Dan has the classic characteristics of someone raised by a father whose demands could never be met. Now, this is guesswork on my part, and quite possibly off by a lot, but this basic process I think has merit. Dan cannot relax, cannot be happy, because he has been programmed a certain way all his life. All the visions Socrates gives him, all the exercises he teaches him, the mindfulness, the mocking of vanity: none of this satisfies him. What he needs is love, love that he thinks he got at home, but probably did not. It was likely all conditional, upon his continued success.
Alice Miller makes an interesting point in her “Drama of the Gifted Child” that it is very common for children who actually felt a lot of pain to grow up remembering their childhoods as happy. You have to adapt, and children can adapt to nearly anything. But they take those forms of adaptation to adulthood. Many people, in my view, who want to find “God” actually are still processing psychological wounds. God is there, I believe this, but most of us are too screwed up to see Him. I am: I will put that out there.
What I think actually happened is he did most of things in the book after he graduated. He married, had a kid, traveled around, got divorced, met a younger woman, and did in fact fall in love, deeply. Tracing their original connection back to Berkeley probably had great psychological and romantic appeal. True love–I have heard–feels like you have known someone forever. And within my own metaphysics, which considers reincarnation as a virtual certainty, maybe you sometimes do meet people you HAVE known something close to forever.

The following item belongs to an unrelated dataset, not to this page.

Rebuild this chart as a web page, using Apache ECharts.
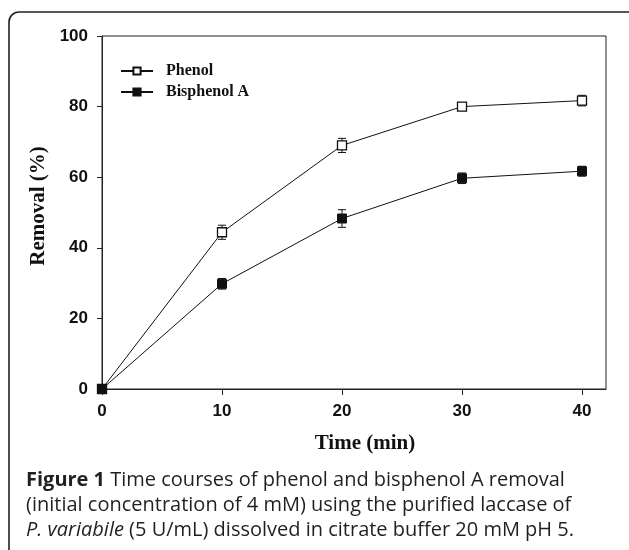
<!DOCTYPE html>
<html>
<head>
<meta charset="utf-8">
<script src="https://cdn.jsdelivr.net/npm/echarts@6/dist/echarts.min.js"></script>
<style>
html,body{margin:0;padding:0;background:#fff;}
#chart{width:629px;height:550px;}
</style>
</head>
<body>
<div id="chart"></div>
<script>
var times = [0, 10, 20, 30, 40];
var phenol = [0, 44.4, 69.0, 80.0, 81.7];
var phenolErr = [0, 2.0, 2.0, 0.8, 1.5];
var bisphenol = [0, 29.8, 48.3, 59.7, 61.7];
var bisphenolErr = [0, 1.5, 2.5, 1.5, 1.4];
var xTicks = [0, 10, 20, 30, 40];
var yTicks = [0, 20, 40, 60, 80, 100];
var seriesNames = ['Phenol', 'Bisphenol A'];
var xTitle = 'Time (min)';
var yTitle = 'Removal (%)';
var captionLines = [
  '{b|Figure 1} Time courses of phenol and bisphenol A removal',
  '(initial concentration of 4 mM) using the purified laccase of',
  '{i|P. variabile} (5 U/mL) dissolved in citrate buffer 20 mM pH 5.'
];

function pairs(xs, ys) { return xs.map(function (x, i) { return [x, ys[i]]; }); }
function errData(xs, ys, es) { return xs.map(function (x, i) { return [x, ys[i] - es[i], ys[i] + es[i]]; }); }

function errRender(params, api) {
  var x = api.value(0);
  var lo = api.coord([x, api.value(1)]);
  var hi = api.coord([x, api.value(2)]);
  if (Math.abs(lo[1] - hi[1]) < 1) return null;
  var cap = 4;
  var st = { stroke: '#111', lineWidth: 1 };
  return {
    type: 'group',
    children: [
      { type: 'line', shape: { x1: lo[0], y1: lo[1], x2: hi[0], y2: hi[1] }, style: st },
      { type: 'line', shape: { x1: lo[0] - cap, y1: lo[1], x2: lo[0] + cap, y2: lo[1] }, style: st },
      { type: 'line', shape: { x1: hi[0] - cap, y1: hi[1], x2: hi[0] + cap, y2: hi[1] }, style: st }
    ]
  };
}

var chart = echarts.init(document.getElementById('chart'));
var tickFont = { fontFamily: 'Liberation Sans', fontWeight: 'bold', fontSize: 17, color: '#111' };
var titleFont = { fontFamily: 'Liberation Serif', fontWeight: 'bold', fontSize: 21, color: '#111' };

var captionGraphics = captionLines.map(function (t, i) {
  return {
    type: 'text', left: 26, top: 470 + i * 25, z: 10,
    style: {
      text: t, fontFamily: 'Open Sans', fontSize: 20, fill: '#231f20',
      rich: {
        b: { fontFamily: 'Open Sans', fontSize: 20, fontWeight: 'bold', fill: '#231f20' },
        i: { fontFamily: 'Open Sans', fontSize: 20, fontStyle: 'italic', fill: '#231f20' }
      }
    }
  };
});

chart.setOption({
  animation: false,
  backgroundColor: '#fff',
  grid: { left: 102, top: 36, right: 23, bottom: 161, show: true, borderColor: '#222', borderWidth: 1, backgroundColor: 'transparent' },
  graphic: [
    { type: 'rect', shape: { x: 9, y: 12, width: 700, height: 600, r: 10 }, style: { fill: 'none', stroke: '#222', lineWidth: 1.6 }, silent: true }
  ].concat(captionGraphics),
  legend: {
    orient: 'vertical', left: 115, top: 58, itemGap: 5, itemWidth: 32, itemHeight: 9,
    data: seriesNames,
    textStyle: { fontFamily: 'Liberation Serif', fontWeight: 'bold', fontSize: 16, color: '#111', padding: [0, 0, 0, 8] }
  },
  xAxis: {
    type: 'value', min: 0, max: 42, interval: 10,
    name: xTitle, nameLocation: 'middle', nameGap: 44,
    nameTextStyle: Object.assign({ padding: [0, 0, 0, 22] }, titleFont),
    axisLine: { show: true, lineStyle: { color: '#222', width: 1 } },
    axisTick: { show: true, length: 6, lineStyle: { color: '#222' }, customValues: xTicks },
    axisLabel: Object.assign({ margin: 14, customValues: xTicks }, tickFont),
    splitLine: { show: false }
  },
  yAxis: {
    type: 'value', min: 0, max: 100, interval: 20,
    name: yTitle, nameLocation: 'middle', nameGap: 45, nameRotate: 90,
    nameTextStyle: Object.assign({ padding: [0, 0, 0, 13] }, titleFont),
    axisLine: { show: true, lineStyle: { color: '#222', width: 1 } },
    axisTick: { show: true, length: 5, lineStyle: { color: '#222' }, customValues: yTicks },
    axisLabel: Object.assign({ margin: 14, customValues: yTicks }, tickFont),
    splitLine: { show: false }
  },
  series: [
    {
      name: seriesNames[0], type: 'line', data: pairs(times, phenol),
      symbol: 'rect', symbolSize: 9, clip: false,
      lineStyle: { color: '#111', width: 1 },
      itemStyle: { color: '#fff', borderColor: '#111', borderWidth: 1.3 },
      z: 3
    },
    {
      name: seriesNames[1], type: 'line', data: pairs(times, bisphenol),
      symbol: 'rect', symbolSize: 9, clip: false,
      lineStyle: { color: '#111', width: 1 },
      itemStyle: { color: '#111', borderColor: '#111', borderWidth: 1 },
      z: 4
    },
    { type: 'custom', renderItem: errRender, data: errData(times, phenol, phenolErr), z: 2, silent: true, clip: false },
    { type: 'custom', renderItem: errRender, data: errData(times, bisphenol, bisphenolErr), z: 2, silent: true, clip: false }
  ]
});
</script>
</body>
</html>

As I repeat periodically, the most useful “yoga” I have found is the Kum Nye program of Tarthang Tulku, which literally starts with learning to feel again, then with feeling happiness. I personally have not followed it carefully enough, because I am still untying knots. Too much shit drifts up too often for now, so I am currently trying to get that cleaned out. But the system has merit. I have done enough to know that for certain.
I enjoyed the book. I found it useful, and no doubt emotionally sincere. A large part of my own healing has come, though, from ruthless and determined truth-telling, and this is how I see this book. Most of it is fantasy, but those fantasies do circle around certain truths. It will not be a re-reader for me, but I would recommend people to read it once.